Source excerpt
++++++++++++++++++++
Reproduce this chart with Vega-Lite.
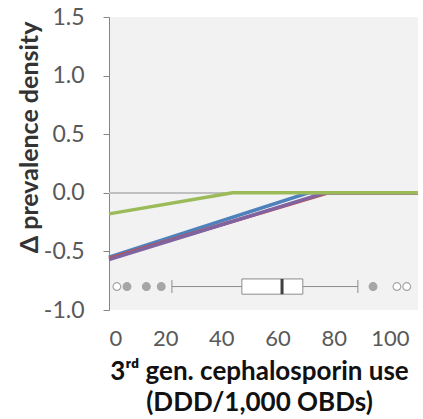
{
  "$schema": "https://vega.github.io/schema/vega-lite/v6.json",
  "width": 309,
  "height": 293,
  "autosize": {"type": "none"},
  "padding": {"left": 109, "top": 17, "right": 5, "bottom": 109},
  "background": "white",
  "config": {"view": {"fill": "#f2f2f2", "stroke": null}, "font": "Lato"},
  "datasets": {
    "lines": [
      {"series": "blue", "x": 0, "y": -0.55},
      {"series": "blue", "x": 71, "y": 0},
      {"series": "blue", "x": 110, "y": 0},
      {"series": "red", "x": 0, "y": -0.56},
      {"series": "red", "x": 78, "y": 0},
      {"series": "red", "x": 110, "y": 0},
      {"series": "purple", "x": 0, "y": -0.57},
      {"series": "purple", "x": 77, "y": 0},
      {"series": "purple", "x": 110, "y": 0},
      {"series": "green", "x": 0, "y": -0.18},
      {"series": "green", "x": 44, "y": 0},
      {"series": "green", "x": 110, "y": 0}
    ],
    "box": [{"lo": 22.4, "q1": 47.3, "med": 61.6, "q3": 69, "hi": 88.6}],
    "outliers": [
      {"x": 2.8, "kind": "open"},
      {"x": 6.4, "kind": "filled"},
      {"x": 13.3, "kind": "filled"},
      {"x": 18.6, "kind": "filled"},
      {"x": 94, "kind": "filled"},
      {"x": 102.5, "kind": "open"},
      {"x": 106, "kind": "open"}
    ]
  },
  "layer": [
    {
      "data": {"name": "lines"},
      "mark": {"type": "rule", "color": "#bfbfbf", "strokeWidth": 1.5},
      "encoding": {
        "y": {
          "datum": 0,
          "type": "quantitative",
          "scale": {"domain": [-1, 1.5], "nice": false, "zero": false},
          "axis": {
            "values": [-1, -0.5, 0, 0.5, 1, 1.5],
            "labelExpr": "replace(format(datum.value, '.1f'), '−', '-')",
            "grid": false,
            "domainColor": "#868686",
            "tickColor": "#868686",
            "tickSize": 6,
            "labelPadding": 19,
            "labelFontSize": 23,
            "labelColor": "#595959",
            "title": "Δ prevalence density",
            "titleFontSize": 25,
            "titleFontWeight": "bold",
            "titleColor": "#333333",
            "titleX": -80,
            "titleY": 120,
            "titleAngle": 270,
            "titleAlign": "center",
            "titleBaseline": "middle"
          }
        }
      }
    },
    {
      "data": {"name": "lines"},
      "mark": {"type": "line", "strokeWidth": 3.5},
      "encoding": {
        "x": {
          "field": "x",
          "type": "quantitative",
          "scale": {"domain": [0, 110], "nice": false},
          "axis": {
            "values": [0, 20, 40, 60, 80, 100],
            "grid": false,
            "domain": false,
            "ticks": false,
            "tickSize": 0,
            "labelPadding": 18,
            "labelFontSize": 22,
            "labelColor": "#595959",
            "title": ["3ʳᵈ gen. cephalosporin use", "(DDD/1,000 OBDs)"],
            "titleFontSize": 26,
            "titleFontWeight": "bold",
            "titleColor": "#111111",
            "titleLineHeight": 31,
            "titleX": 150,
            "titleY": 48,
            "titleAlign": "center",
            "titleBaseline": "top"
          }
        },
        "y": {"field": "y", "type": "quantitative"},
        "color": {
          "field": "series",
          "type": "nominal",
          "scale": {"domain": ["blue", "red", "purple", "green"], "range": ["#4F81BD", "#C0504D", "#8064A2", "#9BBB59"]},
          "legend": null
        }
      }
    },
    {
      "data": {"name": "box"},
      "mark": {"type": "rule", "color": "#8c8c8c", "strokeWidth": 1},
      "encoding": {
        "x": {"field": "lo", "type": "quantitative"},
        "x2": {"field": "hi"},
        "y": {"datum": -0.8, "type": "quantitative"}
      }
    },
    {
      "data": {"name": "box"},
      "mark": {"type": "rule", "color": "#8c8c8c", "strokeWidth": 1},
      "encoding": {
        "x": {"field": "lo", "type": "quantitative"},
        "y": {"datum": -0.745, "type": "quantitative"},
        "y2": {"datum": -0.855}
      }
    },
    {
      "data": {"name": "box"},
      "mark": {"type": "rule", "color": "#8c8c8c", "strokeWidth": 1},
      "encoding": {
        "x": {"field": "hi", "type": "quantitative"},
        "y": {"datum": -0.745, "type": "quantitative"},
        "y2": {"datum": -0.855}
      }
    },
    {
      "data": {"name": "box"},
      "mark": {"type": "rect", "fill": "white", "stroke": "#8c8c8c", "strokeWidth": 1},
      "encoding": {
        "x": {"field": "q1", "type": "quantitative"},
        "x2": {"field": "q3"},
        "y": {"datum": -0.735, "type": "quantitative"},
        "y2": {"datum": -0.865}
      }
    },
    {
      "data": {"name": "box"},
      "mark": {"type": "rule", "color": "#404040", "strokeWidth": 3},
      "encoding": {
        "x": {"field": "med", "type": "quantitative"},
        "y": {"datum": -0.735, "type": "quantitative"},
        "y2": {"datum": -0.865}
      }
    },
    {
      "data": {"name": "outliers"},
      "mark": {"type": "point", "shape": "circle", "filled": true, "stroke": "#a6a6a6", "strokeWidth": 1.2, "size": 60, "opacity": 1},
      "encoding": {
        "x": {"field": "x", "type": "quantitative"},
        "y": {"datum": -0.8, "type": "quantitative"},
        "fill": {
          "field": "kind",
          "type": "nominal",
          "scale": {"domain": ["filled", "open"], "range": ["#a6a6a6", "#ffffff"]},
          "legend": null
        }
      }
    }
  ]
}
++++++++++++++++++++
Set the listing down in full and exactly. Pictures within it should not appear in the copy.

Full answer
Reproduce this chart with Vega-Lite.
{
  "$schema": "https://vega.github.io/schema/vega-lite/v6.json",
  "width": 309,
  "height": 293,
  "autosize": {"type": "none"},
  "padding": {"left": 109, "top": 17, "right": 5, "bottom": 109},
  "background": "white",
  "config": {"view": {"fill": "#f2f2f2", "stroke": null}, "font": "Lato"},
  "datasets": {
    "lines": [
      {"series": "blue", "x": 0, "y": -0.55},
      {"series": "blue", "x": 71, "y": 0},
      {"series": "blue", "x": 110, "y": 0},
      {"series": "red", "x": 0, "y": -0.56},
      {"series": "red", "x": 78, "y": 0},
      {"series": "red", "x": 110, "y": 0},
      {"series": "purple", "x": 0, "y": -0.57},
      {"series": "purple", "x": 77, "y": 0},
      {"series": "purple", "x": 110, "y": 0},
      {"series": "green", "x": 0, "y": -0.18},
      {"series": "green", "x": 44, "y": 0},
      {"series": "green", "x": 110, "y": 0}
    ],
    "box": [{"lo": 22.4, "q1": 47.3, "med": 61.6, "q3": 69, "hi": 88.6}],
    "outliers": [
      {"x": 2.8, "kind": "open"},
      {"x": 6.4, "kind": "filled"},
      {"x": 13.3, "kind": "filled"},
      {"x": 18.6, "kind": "filled"},
      {"x": 94, "kind": "filled"},
      {"x": 102.5, "kind": "open"},
      {"x": 106, "kind": "open"}
    ]
  },
  "layer": [
    {
      "data": {"name": "lines"},
      "mark": {"type": "rule", "color": "#bfbfbf", "strokeWidth": 1.5},
      "encoding": {
        "y": {
          "datum": 0,
          "type": "quantitative",
          "scale": {"domain": [-1, 1.5], "nice": false, "zero": false},
          "axis": {
            "values": [-1, -0.5, 0, 0.5, 1, 1.5],
            "labelExpr": "replace(format(datum.value, '.1f'), '−', '-')",
            "grid": false,
            "domainColor": "#868686",
            "tickColor": "#868686",
            "tickSize": 6,
            "labelPadding": 19,
            "labelFontSize": 23,
            "labelColor": "#595959",
            "title": "Δ prevalence density",
            "titleFontSize": 25,
            "titleFontWeight": "bold",
            "titleColor": "#333333",
            "titleX": -80,
            "titleY": 120,
            "titleAngle": 270,
            "titleAlign": "center",
            "titleBaseline": "middle"
          }
        }
      }
    },
    {
      "data": {"name": "lines"},
      "mark": {"type": "line", "strokeWidth": 3.5},
      "encoding": {
        "x": {
          "field": "x",
          "type": "quantitative",
          "scale": {"domain": [0, 110], "nice": false},
          "axis": {
            "values": [0, 20, 40, 60, 80, 100],
            "grid": false,
            "domain": false,
            "ticks": false,
            "tickSize": 0,
            "labelPadding": 18,
            "labelFontSize": 22,
            "labelColor": "#595959",
            "title": ["3ʳᵈ gen. cephalosporin use", "(DDD/1,000 OBDs)"],
            "titleFontSize": 26,
            "titleFontWeight": "bold",
            "titleColor": "#111111",
            "titleLineHeight": 31,
            "titleX": 150,
            "titleY": 48,
            "titleAlign": "center",
            "titleBaseline": "top"
          }
        },
        "y": {"field": "y", "type": "quantitative"},
        "color": {
          "field": "series",
          "type": "nominal",
          "scale": {"domain": ["blue", "red", "purple", "green"], "range": ["#4F81BD", "#C0504D", "#8064A2", "#9BBB59"]},
          "legend": null
        }
      }
    },
    {
      "data": {"name": "box"},
      "mark": {"type": "rule", "color": "#8c8c8c", "strokeWidth": 1},
      "encoding": {
        "x": {"field": "lo", "type": "quantitative"},
        "x2": {"field": "hi"},
        "y": {"datum": -0.8, "type": "quantitative"}
      }
    },
    {
      "data": {"name": "box"},
      "mark": {"type": "rule", "color": "#8c8c8c", "strokeWidth": 1},
      "encoding": {
        "x": {"field": "lo", "type": "quantitative"},
        "y": {"datum": -0.745, "type": "quantitative"},
        "y2": {"datum": -0.855}
      }
    },
    {
      "data": {"name": "box"},
      "mark": {"type": "rule", "color": "#8c8c8c", "strokeWidth": 1},
      "encoding": {
        "x": {"field": "hi", "type": "quantitative"},
        "y": {"datum": -0.745, "type": "quantitative"},
        "y2": {"datum": -0.855}
      }
    },
    {
      "data": {"name": "box"},
      "mark": {"type": "rect", "fill": "white", "stroke": "#8c8c8c", "strokeWidth": 1},
      "encoding": {
        "x": {"field": "q1", "type": "quantitative"},
        "x2": {"field": "q3"},
        "y": {"datum": -0.735, "type": "quantitative"},
        "y2": {"datum": -0.865}
      }
    },
    {
      "data": {"name": "box"},
      "mark": {"type": "rule", "color": "#404040", "strokeWidth": 3},
      "encoding": {
        "x": {"field": "med", "type": "quantitative"},
        "y": {"datum": -0.735, "type": "quantitative"},
        "y2": {"datum": -0.865}
      }
    },
    {
      "data": {"name": "outliers"},
      "mark": {"type": "point", "shape": "circle", "filled": true, "stroke": "#a6a6a6", "strokeWidth": 1.2, "size": 60, "opacity": 1},
      "encoding": {
        "x": {"field": "x", "type": "quantitative"},
        "y": {"datum": -0.8, "type": "quantitative"},
        "fill": {
          "field": "kind",
          "type": "nominal",
          "scale": {"domain": ["filled", "open"], "range": ["#a6a6a6", "#ffffff"]},
          "legend": null
        }
      }
    }
  ]
}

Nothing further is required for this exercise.